AIM
Quote exactly, and only, the lines from the one containing "What SVG code" through the end of the material below. Skip pictures.

^^^^^^^^

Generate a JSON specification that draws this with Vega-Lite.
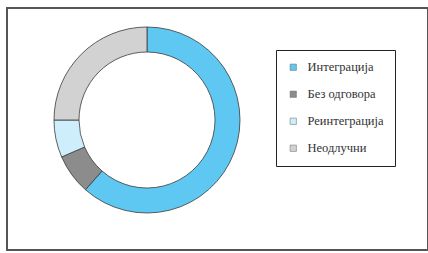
{
  "$schema": "https://vega.github.io/schema/vega-lite/v6.json",
  "width": 421,
  "height": 242,
  "padding": {"left": 7, "top": 8, "right": 0, "bottom": 3},
  "background": "white",
  "data": {
    "values": [
      {"category": "Интеграција", "value": 61.5, "order": 1},
      {"category": "Без одговора", "value": 7, "order": 2},
      {"category": "Реинтеграција", "value": 6.5, "order": 3},
      {"category": "Неодлучни", "value": 25, "order": 4}
    ]
  },
  "mark": {
    "type": "arc",
    "outerRadius": 93,
    "innerRadius": 68,
    "stroke": "#3a3a3a",
    "strokeWidth": 0.8
  },
  "encoding": {
    "theta": {"field": "value", "type": "quantitative", "stack": true},
    "order": {"field": "order", "type": "quantitative"},
    "x": {"value": 140},
    "y": {"value": 112},
    "color": {
      "field": "category",
      "type": "nominal",
      "scale": {
        "domain": ["Интеграција", "Без одговора", "Реинтеграција", "Неодлучни"],
        "range": ["#5ec8f2", "#8c8c8c", "#cfeefb", "#d2d2d2"]
      },
      "legend": {
        "title": null,
        "orient": "none",
        "legendX": 269,
        "legendY": 42,
        "direction": "vertical",
        "strokeColor": "#222222",
        "padding": 11,
        "symbolType": "square",
        "symbolSize": 40,
        "symbolStrokeColor": "#666666",
        "symbolStrokeWidth": 0.5,
        "labelFont": "Liberation Serif",
        "labelFontSize": 12.5,
        "labelColor": "#333333",
        "rowPadding": 14,
        "labelOffset": 8,
        "labelLimit": 200
      }
    }
  },
  "config": {
    "view": {"stroke": "#555555", "strokeWidth": 2}
  }
}
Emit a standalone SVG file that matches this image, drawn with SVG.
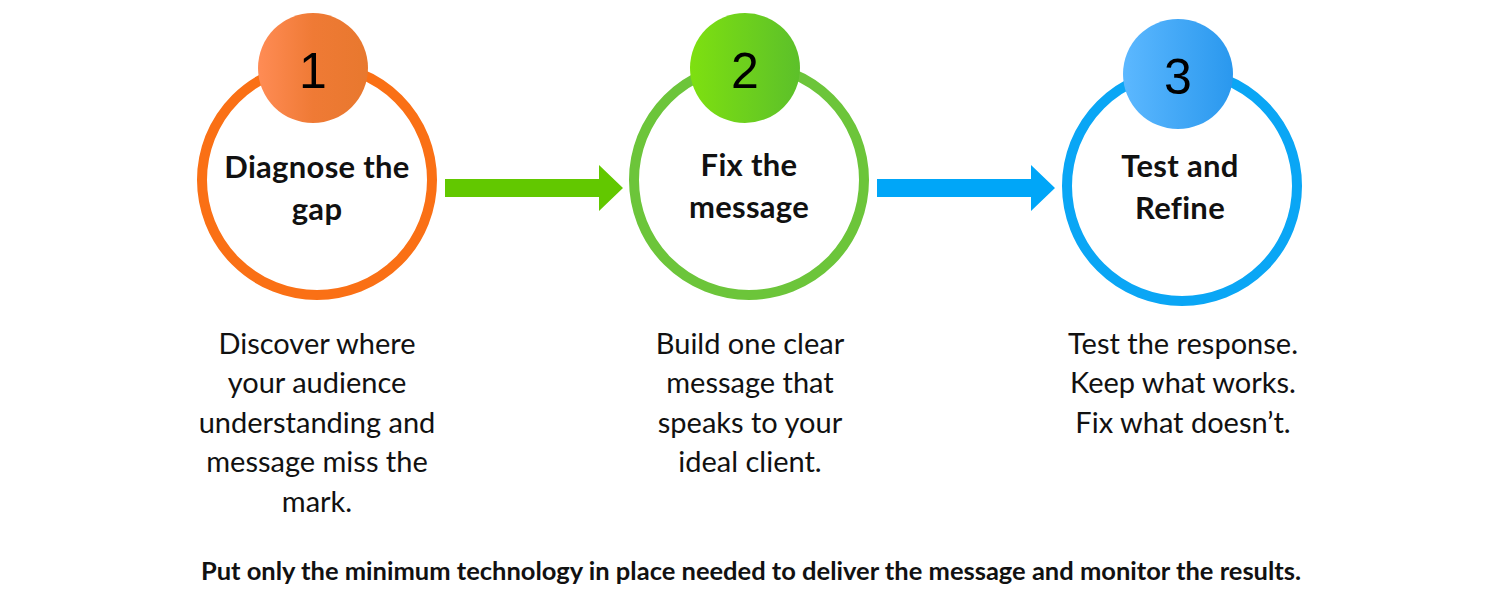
<svg xmlns="http://www.w3.org/2000/svg" width="1500" height="600" viewBox="0 0 1500 600">
<style>
.ring{fill:#fff;stroke-width:10}
.num{font-family:"Liberation Sans",Arial,sans-serif;font-size:50px;fill:#000;text-anchor:middle}
.title{font-family:Lato,"Liberation Sans",sans-serif;font-weight:bold;font-size:31px;fill:#111;text-anchor:middle;letter-spacing:0.3px}
.desc{font-family:Lato,"Liberation Sans",sans-serif;font-size:29px;fill:#111;text-anchor:middle}
.foot{font-family:Lato,"Liberation Sans",sans-serif;font-weight:bold;font-size:25.5px;fill:#111;text-anchor:middle}
</style>
<defs>
<linearGradient id="g1" x1="0" x2="1"><stop offset="0" stop-color="#ff8c55"/><stop offset="0.5" stop-color="#ef7a35"/><stop offset="1" stop-color="#e8782e"/></linearGradient>
<linearGradient id="g2" x1="0" x2="1"><stop offset="0" stop-color="#7ee010"/><stop offset="1" stop-color="#5cc02a"/></linearGradient>
<linearGradient id="g3" x1="0" x2="1"><stop offset="0" stop-color="#5cb8ff"/><stop offset="1" stop-color="#2a98ee"/></linearGradient>
</defs>
<g id="connectors">
<polygon fill="#62c800" points="445,179 599,179 599,165 623,188 599,211 599,197 445,197"/>
<polygon fill="#00a6f8" points="877,179 1031,179 1031,165 1055,188 1031,211 1031,197 877,197"/>
</g>
<g id="step1">
<circle class="ring" cx="317" cy="180" r="115" stroke="#fa7015"/>
<circle cx="313" cy="68" r="55" fill="url(#g1)"/>
<text class="num" x="313" y="88">1</text>
<text class="title" x="317" y="178">Diagnose the</text>
<text class="title" x="317" y="220">gap</text>
<text class="desc" x="317" y="354">Discover where</text>
<text class="desc" x="317" y="393">your audience</text>
<text class="desc" x="317" y="433">understanding and</text>
<text class="desc" x="317" y="472">message miss the</text>
<text class="desc" x="317" y="512">mark.</text>
</g>
<g id="step2">
<circle class="ring" cx="749" cy="180" r="115" stroke="#6cc53a"/>
<circle cx="745" cy="68" r="55" fill="url(#g2)"/>
<text class="num" x="745" y="88">2</text>
<text class="title" x="749" y="176">Fix the</text>
<text class="title" x="749" y="218">message</text>
<text class="desc" x="750" y="354">Build one clear</text>
<text class="desc" x="750" y="393">message that</text>
<text class="desc" x="750" y="433">speaks to your</text>
<text class="desc" x="750" y="472">ideal client.</text>
</g>
<g id="step3">
<circle class="ring" cx="1182" cy="186" r="115" stroke="#0aa6f5"/>
<circle cx="1178" cy="74" r="55" fill="url(#g3)"/>
<text class="num" x="1178" y="94">3</text>
<text class="title" x="1180" y="177">Test and</text>
<text class="title" x="1180" y="219">Refine</text>
<text class="desc" x="1183" y="354">Test the response.</text>
<text class="desc" x="1183" y="393">Keep what works.</text>
<text class="desc" x="1183" y="433">Fix what doesn’t.</text>
</g>
<text class="foot" x="751" y="580">Put only the minimum technology in place needed to deliver the message and monitor the results.</text>
</svg>
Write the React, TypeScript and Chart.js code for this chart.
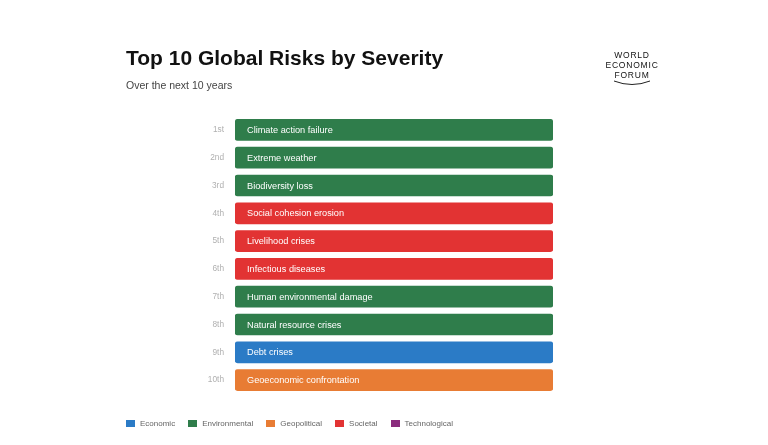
import React, { useEffect, useRef } from "react";
import { Chart, registerables } from "chart.js";

Chart.register(...registerables);

const ranks = ["1st", "2nd", "3rd", "4th", "5th", "6th", "7th", "8th", "9th", "10th"];
const risks = [
  "Climate action failure",
  "Extreme weather",
  "Biodiversity loss",
  "Social cohesion erosion",
  "Livelihood crises",
  "Infectious diseases",
  "Human environmental damage",
  "Natural resource crises",
  "Debt crises",
  "Geoeconomic confrontation",
];
const riskCategories = [
  "Environmental",
  "Environmental",
  "Environmental",
  "Societal",
  "Societal",
  "Societal",
  "Environmental",
  "Environmental",
  "Economic",
  "Geopolitical",
];
const values = [1, 1, 1, 1, 1, 1, 1, 1, 1, 1];
const legendCategories = ["Economic", "Environmental", "Geopolitical", "Societal", "Technological"];
const categoryColors: Record<string, string> = {
  Economic: "#2b7bc6",
  Environmental: "#2f7d4b",
  Geopolitical: "#e87c34",
  Societal: "#e23333",
  Technological: "#8a2c7d",
};

const FONT = "'Liberation Sans', Arial, Helvetica, sans-serif";

const barLabelPlugin = {
  id: "barLabels",
  afterDatasetsDraw(chart: any) {
    const ctx = chart.ctx;
    const meta = chart.getDatasetMeta(0);
    ctx.save();
    ctx.fillStyle = "#ffffff";
    ctx.font = `9.2px ${FONT}`;
    ctx.textBaseline = "middle";
    ctx.textAlign = "left";
    meta.data.forEach((bar: any, i: number) => {
      const left = Math.min(bar.base, bar.x);
      ctx.fillText(risks[i], left + 12, bar.y + 0.5);
    });
    ctx.restore();
  },
};

export default function App() {
  const canvasRef = useRef<HTMLCanvasElement | null>(null);

  useEffect(() => {
    if (!canvasRef.current) return;
    const chart = new Chart(canvasRef.current, {
      type: "bar",
      data: {
        labels: ranks,
        datasets: [
          {
            data: values,
            backgroundColor: riskCategories.map((c) => categoryColors[c]),
            borderRadius: 3,
            borderSkipped: false,
            barThickness: 21,
          },
        ],
      },
      options: {
        indexAxis: "y",
        animation: false,
        responsive: false,
        maintainAspectRatio: false,
        layout: { padding: { left: 0, right: 215, top: 116, bottom: 51 } },
        plugins: {
          legend: { display: false },
          tooltip: { enabled: false },
        },
        scales: {
          x: { display: false, min: 0, max: 1 },
          y: {
            grid: { display: false, drawTicks: false },
            border: { display: false },
            ticks: { color: "#b0b0b0", font: { size: 8.3, family: FONT }, padding: 11 },
            afterFit: (s: any) => {
              s.width = 235;
            },
          },
        },
      },
      plugins: [barLabelPlugin],
    });
    return () => chart.destroy();
  }, []);

  return (
    <div style={{ position: "fixed", left: 0, top: 0, width: 768, height: 445, background: "#fff", fontFamily: FONT, overflow: "hidden" }}>
      <canvas ref={canvasRef} width={768} height={445} style={{ position: "absolute", left: 0, top: 0, width: 768, height: 445 }} />
      <div style={{ position: "absolute", left: 126, top: 46, fontSize: 21, fontWeight: 700, color: "#111", whiteSpace: "nowrap" }}>
        Top 10 Global Risks by Severity
      </div>
      <div style={{ position: "absolute", left: 126, top: 79, fontSize: 10.5, color: "#444", whiteSpace: "nowrap" }}>
        Over the next 10 years
      </div>
      <div style={{ position: "absolute", left: 596, top: 50, width: 72, textAlign: "center", fontSize: 8.5, lineHeight: "10px", color: "#111", letterSpacing: 0.8, fontWeight: 500 }}>
        <div>WORLD</div>
        <div>ECONOMIC</div>
        <div>FORUM</div>
        <svg width="72" height="8" style={{ display: "block" }}>
          <path d="M 18 1 Q 36 8 54 1" stroke="#222" strokeWidth="1" fill="none" />
        </svg>
      </div>
      <div style={{ position: "absolute", left: 126, top: 419, display: "flex", alignItems: "center", fontSize: 8, color: "#666", whiteSpace: "nowrap" }}>
        {legendCategories.map((c) => (
          <div key={c} style={{ display: "flex", alignItems: "center", marginRight: 13 }}>
            <span style={{ display: "inline-block", width: 9, height: 7, background: categoryColors[c], marginRight: 5 }} />
            <span>{c}</span>
          </div>
        ))}
      </div>
    </div>
  );
}
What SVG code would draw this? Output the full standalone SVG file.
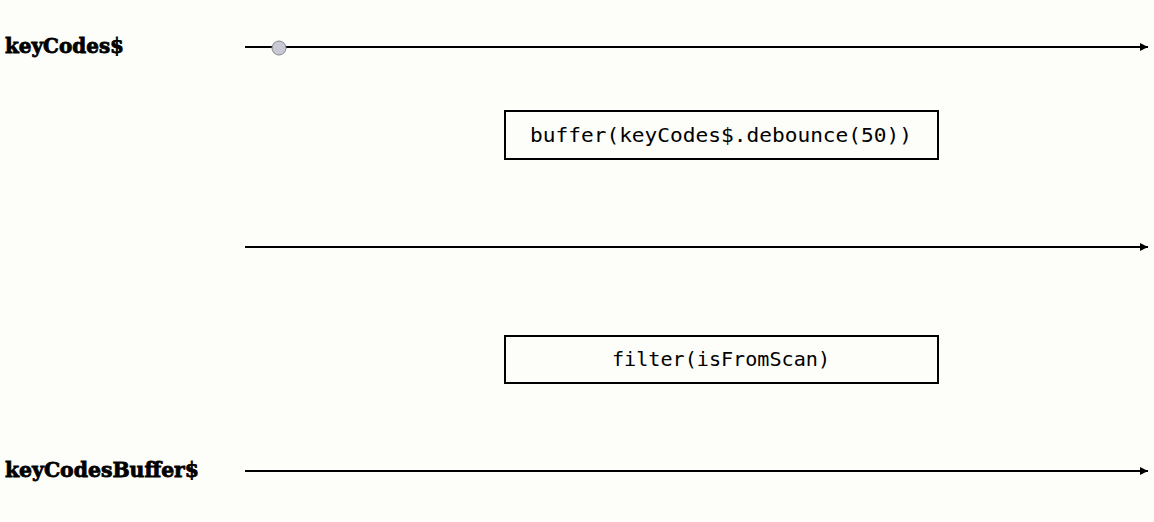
<svg xmlns="http://www.w3.org/2000/svg" width="1154" height="522" viewBox="0 0 1154 522">
<style>
.lbl{font-family:"DejaVu Serif","Liberation Serif",serif;font-weight:bold;font-size:20px;fill:#000;stroke:#000;stroke-width:0.8}
.op{font-family:"DejaVu Sans Mono","Liberation Mono",monospace;font-size:20px;fill:#000}
.box{fill:none;stroke:#000;stroke-width:2}
.line{stroke:#000;stroke-width:2;fill:none}
</style>
<defs>
<marker id="ah" viewBox="0 0 10 10" refX="10" refY="5" markerWidth="8" markerHeight="8" orient="auto" markerUnits="userSpaceOnUse">
<path d="M0,0 L10,5 L0,10 z" fill="#000"/>
</marker>
</defs>
<rect x="0" y="0" width="1154" height="522" fill="#fdfdf9"/>
<g id="connectors">
<line class="line" x1="245" y1="47" x2="1148" y2="47" marker-end="url(#ah)"/>
<line class="line" x1="245" y1="247" x2="1148" y2="247" marker-end="url(#ah)"/>
<line class="line" x1="245" y1="471" x2="1148" y2="471" marker-end="url(#ah)"/>
</g>
<g id="label-keyCodes">
<text class="lbl" x="5" y="53" textLength="119" lengthAdjust="spacingAndGlyphs">keyCodes$</text>
</g>
<g id="label-keyCodesBuffer">
<text class="lbl" x="5" y="477" textLength="194" lengthAdjust="spacingAndGlyphs">keyCodesBuffer$</text>
</g>
<g id="marble">
<circle cx="279" cy="48" r="7" fill="#c9c9d6" stroke="#888" stroke-width="1"/>
</g>
<g id="op-buffer">
<rect class="box" x="505" y="111" width="433" height="48"/>
<text class="op" x="530" y="142" textLength="382" lengthAdjust="spacingAndGlyphs">buffer(keyCodes$.debounce(50))</text>
</g>
<g id="op-filter">
<rect class="box" x="505" y="336" width="433" height="47"/>
<text class="op" x="612" y="366" textLength="218" lengthAdjust="spacingAndGlyphs">filter(isFromScan)</text>
</g>
</svg>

^^^^^^^^

RESPONSE BELOW
What SVG code would draw this? Output the full standalone SVG file.
<svg xmlns="http://www.w3.org/2000/svg" width="1154" height="522" viewBox="0 0 1154 522">
<style>
.lbl{font-family:"DejaVu Serif","Liberation Serif",serif;font-weight:bold;font-size:20px;fill:#000;stroke:#000;stroke-width:0.8}
.op{font-family:"DejaVu Sans Mono","Liberation Mono",monospace;font-size:20px;fill:#000}
.box{fill:none;stroke:#000;stroke-width:2}
.line{stroke:#000;stroke-width:2;fill:none}
</style>
<defs>
<marker id="ah" viewBox="0 0 10 10" refX="10" refY="5" markerWidth="8" markerHeight="8" orient="auto" markerUnits="userSpaceOnUse">
<path d="M0,0 L10,5 L0,10 z" fill="#000"/>
</marker>
</defs>
<rect x="0" y="0" width="1154" height="522" fill="#fdfdf9"/>
<g id="connectors">
<line class="line" x1="245" y1="47" x2="1148" y2="47" marker-end="url(#ah)"/>
<line class="line" x1="245" y1="247" x2="1148" y2="247" marker-end="url(#ah)"/>
<line class="line" x1="245" y1="471" x2="1148" y2="471" marker-end="url(#ah)"/>
</g>
<g id="label-keyCodes">
<text class="lbl" x="5" y="53" textLength="119" lengthAdjust="spacingAndGlyphs">keyCodes$</text>
</g>
<g id="label-keyCodesBuffer">
<text class="lbl" x="5" y="477" textLength="194" lengthAdjust="spacingAndGlyphs">keyCodesBuffer$</text>
</g>
<g id="marble">
<circle cx="279" cy="48" r="7" fill="#c9c9d6" stroke="#888" stroke-width="1"/>
</g>
<g id="op-buffer">
<rect class="box" x="505" y="111" width="433" height="48"/>
<text class="op" x="530" y="142" textLength="382" lengthAdjust="spacingAndGlyphs">buffer(keyCodes$.debounce(50))</text>
</g>
<g id="op-filter">
<rect class="box" x="505" y="336" width="433" height="47"/>
<text class="op" x="612" y="366" textLength="218" lengthAdjust="spacingAndGlyphs">filter(isFromScan)</text>
</g>
</svg>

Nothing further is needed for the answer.